Peripécias de um diretor (publicado originalmente em 27/1/2015)

Richard Linklater é um sujeito obsessivo pelo tempo. A trilogia ‘Antes do Amanhecer’ (1995), ‘Antes do Pôr-do-Sol’ (2004) e ‘Antes da Meia-Noite’ (2013) foi filmada, como se nota, com exatidão de nove anos sempre de diferença, com o casal Ethan Hawke e Julie Delpy. Vimos as transformações de ambos dos 24 aos 43 anos. As rugas, cabelos grisalhos, a aparência etc. Não bastasse isso, a outra façanha o cineasta se propôs: o projeto ‘Boyhood: Da Infância à Adolescência’ (2014). Trata-se de um longa que acompanha dos 6 aos 18 anos, de maio de 2002 a outubro de 2013, a vida de Mason (Ellar Coltrane). A cada ano, pelo menos uma vez, o elenco se juntava. De maneira trabalhosa, além dele e de Hawke, os atores Patricia Arquette e Lorelei Linklater (filha do diretor), os principais, estavam lá.

A história é amena, e praticamente trivial. As ‘aventuras’ familiares de Mason, os conflitos da mãe (Patricia, excelente) até certo ponto irresponsável com namorados problemáticos, o pai distante e carente, e a irmã muito adulta para a sua idade, são mostrados de forma desafetada e transparente. O interessante aqui não é tanto o roteiro, regular em seu todo, mas seguir as alterações corporais, de voz, e capilares, do quarteto, em especial Lorelei e Ellar. Linklater, com sua fixação, nos arrasta para o mundo de seus personagens e nos tornamos íntimos – as primeira paqueras, as rebeldias, as brigas desnecessárias, vícios, enfim, tudo o que há de comum na estrada de qualquer adolescente, seja ele de pais desquitados ou não. Sou fã de tramas assim, onde o simples impera e a conversa vence tudo.

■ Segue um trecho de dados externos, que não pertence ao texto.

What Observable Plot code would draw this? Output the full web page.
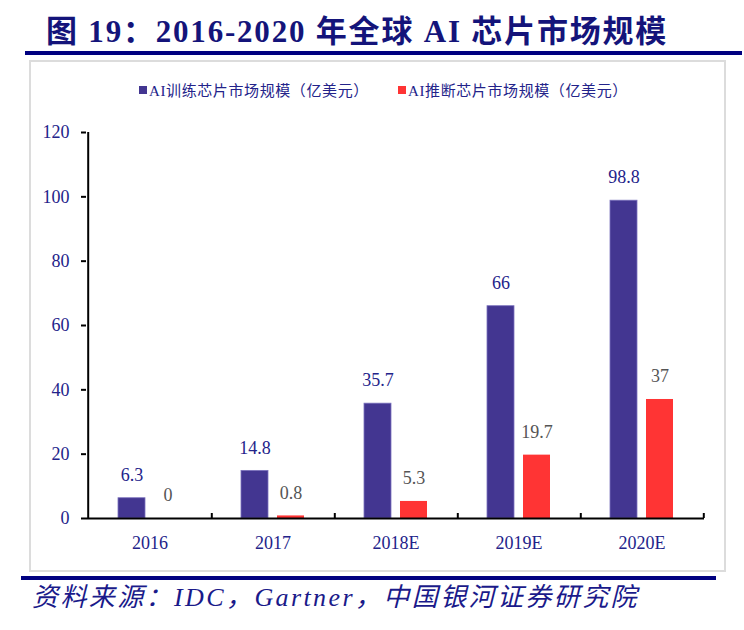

‘Boyhood’, com Linklater a tiracolo, estapeia o cinema hollywoodiano atual, onde não existe o tempo nem a paciência a uma ideia deste naipe. As suas quase três horas de duração voam, e, clichê à parte, nem sentimos os minutos se esvaírem. As merecidas indicação ao Oscar 2015 provam, ou pelo menos tentam afirmar, que de certa forma a Academia ‘implora’ por trabalhos assim. Outro quesito a ser fixado é a definitiva abertura de porta a Linklater no clube dos grandes realizadores autorais. As histórias prendem porque convidam o público a refletir, discutir, pensar, sobretudo. Mason pena pra se adaptar durante toda a infância e adolescência – culpa da mãe atrapalhada, jovem. Trazer à baila o confronto das épocas instiga, convence. E brilha pela ousadia de ‘Boyhood’ querer ser bem diferente.

É claro que a trama não é inédita no sentido de esperar o tempo passar para filmar. Já citei as outras produções do diretor, além das fitas de François Truffaut desde ‘Os Incompreendidos’ (1959), em que o ator Jean-Pierre Léaud interpreta Antoine Doinel, feito repetido em outras cinco fitas, até 1979, por exemplo.